Recorded data
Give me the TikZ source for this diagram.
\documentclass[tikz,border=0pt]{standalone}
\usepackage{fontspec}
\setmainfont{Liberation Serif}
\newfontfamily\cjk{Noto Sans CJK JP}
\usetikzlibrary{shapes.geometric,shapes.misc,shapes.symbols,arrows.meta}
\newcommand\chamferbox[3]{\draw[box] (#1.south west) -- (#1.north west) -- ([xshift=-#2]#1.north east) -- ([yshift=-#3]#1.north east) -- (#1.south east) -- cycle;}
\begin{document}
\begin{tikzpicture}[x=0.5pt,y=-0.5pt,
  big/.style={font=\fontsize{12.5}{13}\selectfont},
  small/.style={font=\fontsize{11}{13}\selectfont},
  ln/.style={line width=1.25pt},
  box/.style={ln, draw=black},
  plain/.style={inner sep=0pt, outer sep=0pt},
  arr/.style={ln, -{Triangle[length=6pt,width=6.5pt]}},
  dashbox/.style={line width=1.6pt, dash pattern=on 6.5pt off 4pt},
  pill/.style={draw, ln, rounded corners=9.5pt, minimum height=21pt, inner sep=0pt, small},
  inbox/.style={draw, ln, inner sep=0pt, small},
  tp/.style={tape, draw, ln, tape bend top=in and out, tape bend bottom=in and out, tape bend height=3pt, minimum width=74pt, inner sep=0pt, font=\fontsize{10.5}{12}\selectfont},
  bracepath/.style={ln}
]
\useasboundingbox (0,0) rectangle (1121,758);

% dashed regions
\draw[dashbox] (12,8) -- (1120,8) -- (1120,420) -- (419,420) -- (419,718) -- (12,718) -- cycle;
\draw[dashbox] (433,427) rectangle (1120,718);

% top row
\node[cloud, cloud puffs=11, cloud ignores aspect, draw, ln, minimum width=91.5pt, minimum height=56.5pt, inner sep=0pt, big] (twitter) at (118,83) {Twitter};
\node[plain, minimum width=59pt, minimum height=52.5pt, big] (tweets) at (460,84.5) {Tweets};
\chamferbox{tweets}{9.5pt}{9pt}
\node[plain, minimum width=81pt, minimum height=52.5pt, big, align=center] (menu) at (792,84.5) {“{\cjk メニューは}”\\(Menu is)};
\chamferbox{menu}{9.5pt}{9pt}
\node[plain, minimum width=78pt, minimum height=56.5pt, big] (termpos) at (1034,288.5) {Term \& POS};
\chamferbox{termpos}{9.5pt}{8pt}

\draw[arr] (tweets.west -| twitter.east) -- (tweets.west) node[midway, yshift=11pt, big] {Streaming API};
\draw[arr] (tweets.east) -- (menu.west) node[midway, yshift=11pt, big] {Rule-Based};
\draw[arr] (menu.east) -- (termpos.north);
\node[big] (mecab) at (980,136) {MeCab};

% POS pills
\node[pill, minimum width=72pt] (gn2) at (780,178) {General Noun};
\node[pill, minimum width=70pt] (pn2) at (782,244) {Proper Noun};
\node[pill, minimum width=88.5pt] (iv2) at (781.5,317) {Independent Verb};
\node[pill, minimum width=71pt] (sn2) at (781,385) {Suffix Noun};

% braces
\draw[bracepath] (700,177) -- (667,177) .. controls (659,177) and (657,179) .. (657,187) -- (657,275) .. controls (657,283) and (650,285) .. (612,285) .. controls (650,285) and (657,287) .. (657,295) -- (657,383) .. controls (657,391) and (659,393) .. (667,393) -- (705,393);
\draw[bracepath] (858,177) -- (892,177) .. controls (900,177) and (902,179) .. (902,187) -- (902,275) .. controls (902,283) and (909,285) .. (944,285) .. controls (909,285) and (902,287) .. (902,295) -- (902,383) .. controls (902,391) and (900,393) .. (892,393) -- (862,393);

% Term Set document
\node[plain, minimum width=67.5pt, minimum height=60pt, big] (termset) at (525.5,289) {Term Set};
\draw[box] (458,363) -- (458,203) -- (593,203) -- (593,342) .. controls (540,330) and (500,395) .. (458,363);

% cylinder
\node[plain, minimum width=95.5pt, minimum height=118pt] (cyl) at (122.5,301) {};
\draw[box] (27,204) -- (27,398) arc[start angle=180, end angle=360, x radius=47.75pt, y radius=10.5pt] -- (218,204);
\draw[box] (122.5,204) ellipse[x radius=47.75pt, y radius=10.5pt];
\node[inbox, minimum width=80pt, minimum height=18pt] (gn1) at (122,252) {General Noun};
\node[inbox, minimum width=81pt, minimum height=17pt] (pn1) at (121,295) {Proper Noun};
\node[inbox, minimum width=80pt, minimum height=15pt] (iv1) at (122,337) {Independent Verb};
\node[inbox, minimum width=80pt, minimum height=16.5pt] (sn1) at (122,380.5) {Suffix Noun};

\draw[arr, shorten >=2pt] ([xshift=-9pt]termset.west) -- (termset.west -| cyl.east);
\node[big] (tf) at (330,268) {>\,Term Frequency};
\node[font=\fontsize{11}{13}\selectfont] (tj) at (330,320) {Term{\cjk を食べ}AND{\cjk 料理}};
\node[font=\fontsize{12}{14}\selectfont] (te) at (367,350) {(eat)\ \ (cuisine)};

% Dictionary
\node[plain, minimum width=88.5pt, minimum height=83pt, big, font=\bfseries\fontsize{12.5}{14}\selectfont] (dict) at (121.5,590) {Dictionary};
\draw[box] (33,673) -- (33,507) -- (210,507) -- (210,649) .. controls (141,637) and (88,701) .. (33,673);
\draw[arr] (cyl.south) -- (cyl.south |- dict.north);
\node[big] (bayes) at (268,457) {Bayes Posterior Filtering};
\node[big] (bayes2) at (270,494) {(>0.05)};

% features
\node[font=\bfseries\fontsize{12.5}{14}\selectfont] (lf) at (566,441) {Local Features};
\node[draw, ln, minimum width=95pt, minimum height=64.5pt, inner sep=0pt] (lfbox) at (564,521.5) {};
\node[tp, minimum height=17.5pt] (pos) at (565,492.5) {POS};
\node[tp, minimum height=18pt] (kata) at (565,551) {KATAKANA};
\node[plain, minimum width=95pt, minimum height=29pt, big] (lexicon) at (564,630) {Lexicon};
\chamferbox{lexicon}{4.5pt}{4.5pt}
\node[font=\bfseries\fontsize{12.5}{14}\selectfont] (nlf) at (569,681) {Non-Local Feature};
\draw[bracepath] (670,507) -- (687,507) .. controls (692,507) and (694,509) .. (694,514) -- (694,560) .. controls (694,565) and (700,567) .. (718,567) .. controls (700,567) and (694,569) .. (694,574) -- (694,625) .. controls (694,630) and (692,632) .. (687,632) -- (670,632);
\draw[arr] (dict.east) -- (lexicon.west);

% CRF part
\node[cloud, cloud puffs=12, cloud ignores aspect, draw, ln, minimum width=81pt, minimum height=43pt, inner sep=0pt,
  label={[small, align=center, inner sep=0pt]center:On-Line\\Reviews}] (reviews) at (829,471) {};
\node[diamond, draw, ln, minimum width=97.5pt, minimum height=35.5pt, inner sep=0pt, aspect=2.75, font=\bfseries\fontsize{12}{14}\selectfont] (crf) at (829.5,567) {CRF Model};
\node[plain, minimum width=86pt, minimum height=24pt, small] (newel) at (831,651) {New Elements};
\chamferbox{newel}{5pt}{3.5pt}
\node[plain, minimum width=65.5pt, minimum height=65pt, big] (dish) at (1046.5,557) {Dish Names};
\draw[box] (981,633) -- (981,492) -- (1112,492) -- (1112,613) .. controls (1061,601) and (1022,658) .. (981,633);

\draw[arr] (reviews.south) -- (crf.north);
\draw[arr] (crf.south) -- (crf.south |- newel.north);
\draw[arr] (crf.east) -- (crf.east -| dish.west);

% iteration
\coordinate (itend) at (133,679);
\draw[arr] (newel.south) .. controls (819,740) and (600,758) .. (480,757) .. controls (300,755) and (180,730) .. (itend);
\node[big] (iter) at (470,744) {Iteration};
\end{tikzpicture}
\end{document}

Work to do
Starting at the first line of the material above, reproduce each line exactly up to and including the line with "(mecab) at (980,136)".

Solution to this problem
Give me the TikZ source for this diagram.
\documentclass[tikz,border=0pt]{standalone}
\usepackage{fontspec}
\setmainfont{Liberation Serif}
\newfontfamily\cjk{Noto Sans CJK JP}
\usetikzlibrary{shapes.geometric,shapes.misc,shapes.symbols,arrows.meta}
\newcommand\chamferbox[3]{\draw[box] (#1.south west) -- (#1.north west) -- ([xshift=-#2]#1.north east) -- ([yshift=-#3]#1.north east) -- (#1.south east) -- cycle;}
\begin{document}
\begin{tikzpicture}[x=0.5pt,y=-0.5pt,
  big/.style={font=\fontsize{12.5}{13}\selectfont},
  small/.style={font=\fontsize{11}{13}\selectfont},
  ln/.style={line width=1.25pt},
  box/.style={ln, draw=black},
  plain/.style={inner sep=0pt, outer sep=0pt},
  arr/.style={ln, -{Triangle[length=6pt,width=6.5pt]}},
  dashbox/.style={line width=1.6pt, dash pattern=on 6.5pt off 4pt},
  pill/.style={draw, ln, rounded corners=9.5pt, minimum height=21pt, inner sep=0pt, small},
  inbox/.style={draw, ln, inner sep=0pt, small},
  tp/.style={tape, draw, ln, tape bend top=in and out, tape bend bottom=in and out, tape bend height=3pt, minimum width=74pt, inner sep=0pt, font=\fontsize{10.5}{12}\selectfont},
  bracepath/.style={ln}
]
\useasboundingbox (0,0) rectangle (1121,758);

% dashed regions
\draw[dashbox] (12,8) -- (1120,8) -- (1120,420) -- (419,420) -- (419,718) -- (12,718) -- cycle;
\draw[dashbox] (433,427) rectangle (1120,718);

% top row
\node[cloud, cloud puffs=11, cloud ignores aspect, draw, ln, minimum width=91.5pt, minimum height=56.5pt, inner sep=0pt, big] (twitter) at (118,83) {Twitter};
\node[plain, minimum width=59pt, minimum height=52.5pt, big] (tweets) at (460,84.5) {Tweets};
\chamferbox{tweets}{9.5pt}{9pt}
\node[plain, minimum width=81pt, minimum height=52.5pt, big, align=center] (menu) at (792,84.5) {“{\cjk メニューは}”\\(Menu is)};
\chamferbox{menu}{9.5pt}{9pt}
\node[plain, minimum width=78pt, minimum height=56.5pt, big] (termpos) at (1034,288.5) {Term \& POS};
\chamferbox{termpos}{9.5pt}{8pt}

\draw[arr] (tweets.west -| twitter.east) -- (tweets.west) node[midway, yshift=11pt, big] {Streaming API};
\draw[arr] (tweets.east) -- (menu.west) node[midway, yshift=11pt, big] {Rule-Based};
\draw[arr] (menu.east) -- (termpos.north);
\node[big] (mecab) at (980,136) {MeCab};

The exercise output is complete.